Exercise instructions
Take the lines of the data below from the very first through the line containing "40000,44500,47000,49000];" and output them exactly, pictures excluded.

Data section

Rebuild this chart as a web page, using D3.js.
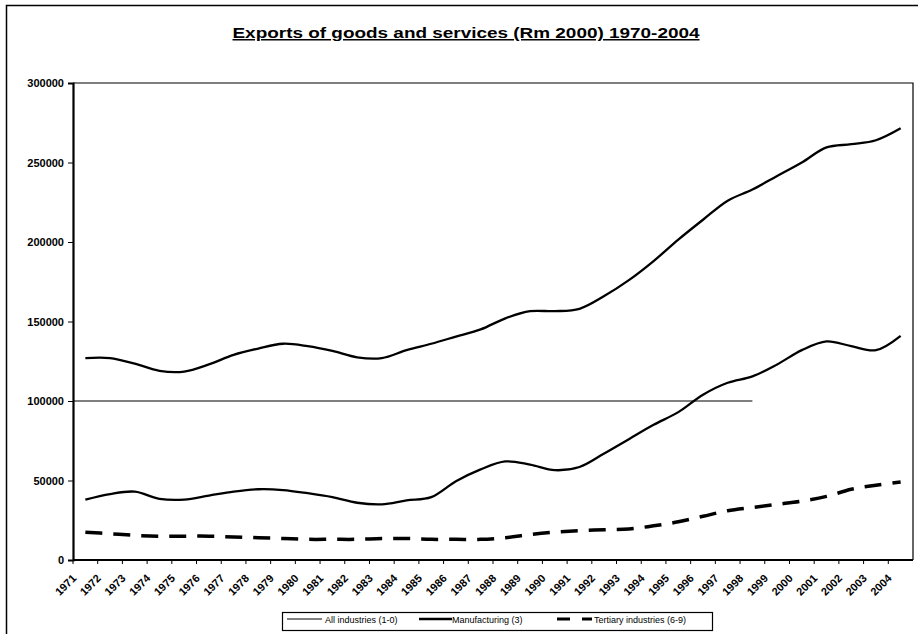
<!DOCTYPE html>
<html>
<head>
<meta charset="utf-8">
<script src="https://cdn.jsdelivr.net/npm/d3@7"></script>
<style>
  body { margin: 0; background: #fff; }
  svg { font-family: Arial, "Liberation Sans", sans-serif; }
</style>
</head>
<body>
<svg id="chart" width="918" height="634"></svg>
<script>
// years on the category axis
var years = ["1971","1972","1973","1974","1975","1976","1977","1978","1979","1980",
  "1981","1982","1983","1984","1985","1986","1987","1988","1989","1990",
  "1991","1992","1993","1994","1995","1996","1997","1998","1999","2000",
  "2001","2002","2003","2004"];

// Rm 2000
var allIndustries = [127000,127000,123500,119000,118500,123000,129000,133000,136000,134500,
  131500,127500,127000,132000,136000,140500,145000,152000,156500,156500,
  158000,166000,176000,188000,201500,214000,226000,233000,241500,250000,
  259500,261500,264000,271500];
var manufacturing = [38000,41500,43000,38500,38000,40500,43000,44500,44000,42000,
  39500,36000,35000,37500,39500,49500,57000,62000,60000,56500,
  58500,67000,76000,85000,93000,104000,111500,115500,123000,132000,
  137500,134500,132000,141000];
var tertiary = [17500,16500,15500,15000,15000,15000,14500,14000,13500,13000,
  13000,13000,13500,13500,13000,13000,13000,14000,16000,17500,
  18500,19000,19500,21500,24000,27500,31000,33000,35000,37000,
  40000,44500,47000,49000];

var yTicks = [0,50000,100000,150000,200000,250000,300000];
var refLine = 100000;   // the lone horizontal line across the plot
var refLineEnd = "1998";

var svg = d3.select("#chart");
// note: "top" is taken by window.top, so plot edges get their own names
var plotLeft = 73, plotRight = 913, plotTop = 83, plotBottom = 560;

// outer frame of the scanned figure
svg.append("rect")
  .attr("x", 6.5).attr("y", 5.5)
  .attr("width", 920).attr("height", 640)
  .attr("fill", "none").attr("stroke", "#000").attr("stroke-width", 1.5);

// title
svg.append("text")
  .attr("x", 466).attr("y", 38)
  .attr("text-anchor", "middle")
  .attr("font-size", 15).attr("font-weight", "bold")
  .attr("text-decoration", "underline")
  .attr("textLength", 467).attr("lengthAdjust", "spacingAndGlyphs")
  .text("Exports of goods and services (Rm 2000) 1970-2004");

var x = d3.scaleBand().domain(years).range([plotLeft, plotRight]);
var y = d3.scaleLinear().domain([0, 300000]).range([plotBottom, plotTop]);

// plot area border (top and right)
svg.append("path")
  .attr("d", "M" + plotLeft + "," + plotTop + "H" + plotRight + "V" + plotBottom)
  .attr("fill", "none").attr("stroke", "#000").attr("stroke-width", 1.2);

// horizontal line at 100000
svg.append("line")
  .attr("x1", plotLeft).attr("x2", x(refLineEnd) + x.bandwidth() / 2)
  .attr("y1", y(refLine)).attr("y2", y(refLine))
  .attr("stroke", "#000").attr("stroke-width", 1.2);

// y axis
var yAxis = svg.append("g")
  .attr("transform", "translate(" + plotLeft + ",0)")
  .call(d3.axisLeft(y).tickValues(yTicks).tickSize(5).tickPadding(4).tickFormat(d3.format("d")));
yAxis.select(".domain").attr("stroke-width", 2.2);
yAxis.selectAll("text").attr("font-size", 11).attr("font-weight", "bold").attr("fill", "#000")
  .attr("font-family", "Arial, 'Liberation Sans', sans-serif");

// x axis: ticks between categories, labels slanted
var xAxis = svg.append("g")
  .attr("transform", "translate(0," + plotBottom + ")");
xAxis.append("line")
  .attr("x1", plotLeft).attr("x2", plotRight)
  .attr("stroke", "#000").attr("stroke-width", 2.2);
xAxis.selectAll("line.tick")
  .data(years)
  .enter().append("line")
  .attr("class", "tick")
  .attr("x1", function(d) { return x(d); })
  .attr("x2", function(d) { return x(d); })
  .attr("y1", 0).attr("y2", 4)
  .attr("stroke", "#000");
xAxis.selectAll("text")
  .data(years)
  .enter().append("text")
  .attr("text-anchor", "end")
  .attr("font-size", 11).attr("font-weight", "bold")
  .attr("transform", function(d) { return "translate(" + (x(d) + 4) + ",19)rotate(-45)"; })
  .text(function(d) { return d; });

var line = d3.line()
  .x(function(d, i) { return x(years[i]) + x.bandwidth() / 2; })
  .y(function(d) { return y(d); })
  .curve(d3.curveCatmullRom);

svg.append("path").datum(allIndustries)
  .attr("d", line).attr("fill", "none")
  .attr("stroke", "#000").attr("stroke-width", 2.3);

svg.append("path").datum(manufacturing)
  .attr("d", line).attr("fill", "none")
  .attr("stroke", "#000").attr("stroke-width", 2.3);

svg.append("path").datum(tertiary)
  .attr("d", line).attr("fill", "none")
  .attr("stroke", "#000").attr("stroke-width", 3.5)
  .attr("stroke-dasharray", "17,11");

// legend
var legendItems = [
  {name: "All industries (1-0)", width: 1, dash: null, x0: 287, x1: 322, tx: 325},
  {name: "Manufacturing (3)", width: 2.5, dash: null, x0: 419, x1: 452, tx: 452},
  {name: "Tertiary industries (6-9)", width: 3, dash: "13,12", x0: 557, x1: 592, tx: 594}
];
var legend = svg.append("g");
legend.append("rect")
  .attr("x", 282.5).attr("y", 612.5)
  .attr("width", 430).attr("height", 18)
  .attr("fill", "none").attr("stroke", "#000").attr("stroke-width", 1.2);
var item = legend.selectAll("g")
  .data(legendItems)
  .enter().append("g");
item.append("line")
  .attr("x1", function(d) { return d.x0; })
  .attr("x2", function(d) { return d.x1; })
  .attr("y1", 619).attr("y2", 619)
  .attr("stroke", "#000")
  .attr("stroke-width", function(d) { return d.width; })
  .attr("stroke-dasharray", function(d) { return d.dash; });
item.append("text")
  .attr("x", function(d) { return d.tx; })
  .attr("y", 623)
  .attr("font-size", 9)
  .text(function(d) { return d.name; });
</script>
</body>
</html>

Solution to this problem
Rebuild this chart as a web page, using D3.js.
<!DOCTYPE html>
<html>
<head>
<meta charset="utf-8">
<script src="https://cdn.jsdelivr.net/npm/d3@7"></script>
<style>
  body { margin: 0; background: #fff; }
  svg { font-family: Arial, "Liberation Sans", sans-serif; }
</style>
</head>
<body>
<svg id="chart" width="918" height="634"></svg>
<script>
// years on the category axis
var years = ["1971","1972","1973","1974","1975","1976","1977","1978","1979","1980",
  "1981","1982","1983","1984","1985","1986","1987","1988","1989","1990",
  "1991","1992","1993","1994","1995","1996","1997","1998","1999","2000",
  "2001","2002","2003","2004"];

// Rm 2000
var allIndustries = [127000,127000,123500,119000,118500,123000,129000,133000,136000,134500,
  131500,127500,127000,132000,136000,140500,145000,152000,156500,156500,
  158000,166000,176000,188000,201500,214000,226000,233000,241500,250000,
  259500,261500,264000,271500];
var manufacturing = [38000,41500,43000,38500,38000,40500,43000,44500,44000,42000,
  39500,36000,35000,37500,39500,49500,57000,62000,60000,56500,
  58500,67000,76000,85000,93000,104000,111500,115500,123000,132000,
  137500,134500,132000,141000];
var tertiary = [17500,16500,15500,15000,15000,15000,14500,14000,13500,13000,
  13000,13000,13500,13500,13000,13000,13000,14000,16000,17500,
  18500,19000,19500,21500,24000,27500,31000,33000,35000,37000,
  40000,44500,47000,49000];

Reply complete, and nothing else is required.